Plastic Surface Finish Requirements for High-Performance Applications
Plastic surface finish is typically measured using roughness values such as Ra (average roughness), Rz (average peak-to-valley height), and other profile parameters. Advanced tools, including contact profilometers, laser scanning systems, and optical interferometers, characterize surface topography at microscopic scales.
These measurements are especially important in optical and fluid-handling applications, where surface quality affects transparency, light scattering, flow behavior, and particle accumulation. Material selection also influences achievable finish quality: amorphous plastics such as acrylic and polycarbonate can often be polished to very smooth surfaces, while semi-crystalline materials may be more difficult to finish due to their internal structure and crystallization behavior.
Variables That Influence Plastic Surface Finish Outcomes
A smooth plastic surface finish depends on several connected factors, including material selection, tooling design, machining parameters, and environmental conditions, each of which can affect surface quality if not carefully controlled.
Material Properties (e.g., Amorphous vs. Semi-Crystalline Plastics)
The molecular structure of a plastic affects its machining response and polishing potential. Amorphous materials generally produce smoother surfaces with greater optical clarity, whereas semi-crystalline materials may exhibit subtle texture variations associated with crystalline formation.
Tooling Quality and Mold Design Considerations
Tool condition, cavity geometry, and mold surface preparation all play a direct role in the appearance of molded components. When tooling is highly polished, it helps produce smoother part finishes and supports consistent replication across production runs.

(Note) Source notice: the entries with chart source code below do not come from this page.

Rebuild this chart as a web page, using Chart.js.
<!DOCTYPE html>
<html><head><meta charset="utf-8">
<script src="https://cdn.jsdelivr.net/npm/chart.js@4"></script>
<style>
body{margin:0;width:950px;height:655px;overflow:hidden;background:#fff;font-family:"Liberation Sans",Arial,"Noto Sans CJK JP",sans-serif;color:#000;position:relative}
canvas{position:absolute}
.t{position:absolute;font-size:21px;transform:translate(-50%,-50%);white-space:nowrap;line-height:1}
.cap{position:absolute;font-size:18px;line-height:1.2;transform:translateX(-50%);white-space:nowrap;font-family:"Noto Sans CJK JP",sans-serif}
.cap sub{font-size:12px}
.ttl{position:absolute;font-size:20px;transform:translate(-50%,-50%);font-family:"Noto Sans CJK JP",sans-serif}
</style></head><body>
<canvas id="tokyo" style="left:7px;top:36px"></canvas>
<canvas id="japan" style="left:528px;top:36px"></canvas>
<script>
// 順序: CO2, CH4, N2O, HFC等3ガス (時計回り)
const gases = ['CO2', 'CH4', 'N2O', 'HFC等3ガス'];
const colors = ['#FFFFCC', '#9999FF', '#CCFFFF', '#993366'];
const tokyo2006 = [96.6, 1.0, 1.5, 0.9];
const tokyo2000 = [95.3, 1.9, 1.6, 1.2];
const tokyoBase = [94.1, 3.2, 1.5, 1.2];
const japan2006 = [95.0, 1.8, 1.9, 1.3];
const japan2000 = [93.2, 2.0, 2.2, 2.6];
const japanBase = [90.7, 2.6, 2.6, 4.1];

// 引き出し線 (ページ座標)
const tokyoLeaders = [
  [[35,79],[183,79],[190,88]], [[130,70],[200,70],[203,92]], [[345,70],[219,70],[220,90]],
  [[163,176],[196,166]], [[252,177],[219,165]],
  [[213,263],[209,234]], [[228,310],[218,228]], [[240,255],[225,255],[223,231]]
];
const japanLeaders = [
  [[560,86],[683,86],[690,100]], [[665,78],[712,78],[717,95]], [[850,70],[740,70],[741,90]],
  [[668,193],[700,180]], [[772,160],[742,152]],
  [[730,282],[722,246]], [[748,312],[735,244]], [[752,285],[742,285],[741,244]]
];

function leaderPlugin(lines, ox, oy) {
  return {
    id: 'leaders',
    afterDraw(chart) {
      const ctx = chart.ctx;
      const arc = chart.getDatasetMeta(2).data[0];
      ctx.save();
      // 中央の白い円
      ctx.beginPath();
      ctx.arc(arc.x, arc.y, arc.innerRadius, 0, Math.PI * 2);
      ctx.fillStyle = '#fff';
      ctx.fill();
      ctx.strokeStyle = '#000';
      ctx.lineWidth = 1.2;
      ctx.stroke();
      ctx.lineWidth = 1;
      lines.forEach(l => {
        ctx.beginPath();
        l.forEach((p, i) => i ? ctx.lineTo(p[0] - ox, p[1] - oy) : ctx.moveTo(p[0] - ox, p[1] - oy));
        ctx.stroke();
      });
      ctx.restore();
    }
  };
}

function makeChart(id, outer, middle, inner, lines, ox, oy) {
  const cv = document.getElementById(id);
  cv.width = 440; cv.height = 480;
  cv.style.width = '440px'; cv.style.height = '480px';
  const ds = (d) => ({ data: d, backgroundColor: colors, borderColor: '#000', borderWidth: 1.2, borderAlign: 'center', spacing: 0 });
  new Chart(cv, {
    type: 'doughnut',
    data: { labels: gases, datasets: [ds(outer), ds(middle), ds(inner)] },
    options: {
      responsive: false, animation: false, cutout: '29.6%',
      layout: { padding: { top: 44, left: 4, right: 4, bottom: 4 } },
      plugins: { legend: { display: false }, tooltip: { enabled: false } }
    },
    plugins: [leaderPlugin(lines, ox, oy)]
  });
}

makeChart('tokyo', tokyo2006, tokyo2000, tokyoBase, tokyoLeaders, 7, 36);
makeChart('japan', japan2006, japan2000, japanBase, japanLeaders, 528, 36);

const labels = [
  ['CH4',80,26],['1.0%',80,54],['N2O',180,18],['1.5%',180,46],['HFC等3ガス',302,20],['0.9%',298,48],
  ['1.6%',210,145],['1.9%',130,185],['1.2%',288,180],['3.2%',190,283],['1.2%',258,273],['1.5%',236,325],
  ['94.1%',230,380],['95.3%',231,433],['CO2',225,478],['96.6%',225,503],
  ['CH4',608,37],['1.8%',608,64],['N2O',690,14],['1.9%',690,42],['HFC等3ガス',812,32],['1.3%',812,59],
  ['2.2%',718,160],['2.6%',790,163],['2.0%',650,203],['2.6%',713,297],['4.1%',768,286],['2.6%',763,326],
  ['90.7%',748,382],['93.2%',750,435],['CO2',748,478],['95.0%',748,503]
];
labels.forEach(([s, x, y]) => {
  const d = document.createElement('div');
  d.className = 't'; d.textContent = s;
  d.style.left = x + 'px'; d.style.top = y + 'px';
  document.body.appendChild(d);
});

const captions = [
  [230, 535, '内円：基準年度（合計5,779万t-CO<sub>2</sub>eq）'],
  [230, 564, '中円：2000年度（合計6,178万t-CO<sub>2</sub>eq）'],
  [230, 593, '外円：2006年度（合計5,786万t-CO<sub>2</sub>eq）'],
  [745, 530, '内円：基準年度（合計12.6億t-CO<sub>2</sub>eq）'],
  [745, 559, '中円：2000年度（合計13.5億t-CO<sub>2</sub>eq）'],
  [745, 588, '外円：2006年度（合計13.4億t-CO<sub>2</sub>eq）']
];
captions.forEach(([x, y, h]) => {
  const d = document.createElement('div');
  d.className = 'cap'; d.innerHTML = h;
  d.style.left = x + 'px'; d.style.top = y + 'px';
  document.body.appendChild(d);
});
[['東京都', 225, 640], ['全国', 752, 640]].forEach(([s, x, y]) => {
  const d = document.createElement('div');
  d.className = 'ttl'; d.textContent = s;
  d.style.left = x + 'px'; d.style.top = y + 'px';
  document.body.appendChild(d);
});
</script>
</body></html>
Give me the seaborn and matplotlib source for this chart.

Machining Parameters (Feeds, Speeds, Tooling Geometry)
Cutting speed, feed rate, tool sharpness, and cutter geometry shape the interaction between the tool and material. Carefully established parameters help mitigate chatter, tearing, and visible tool marks that can impact surface quality.
Environmental Factors Such as Temperature and Vibration
Temperature fluctuations can alter material behavior during machining and molding operations. Machine vibration, even at low levels, can introduce subtle surface irregularities that become major issues in optical and precision fluid-handling applications.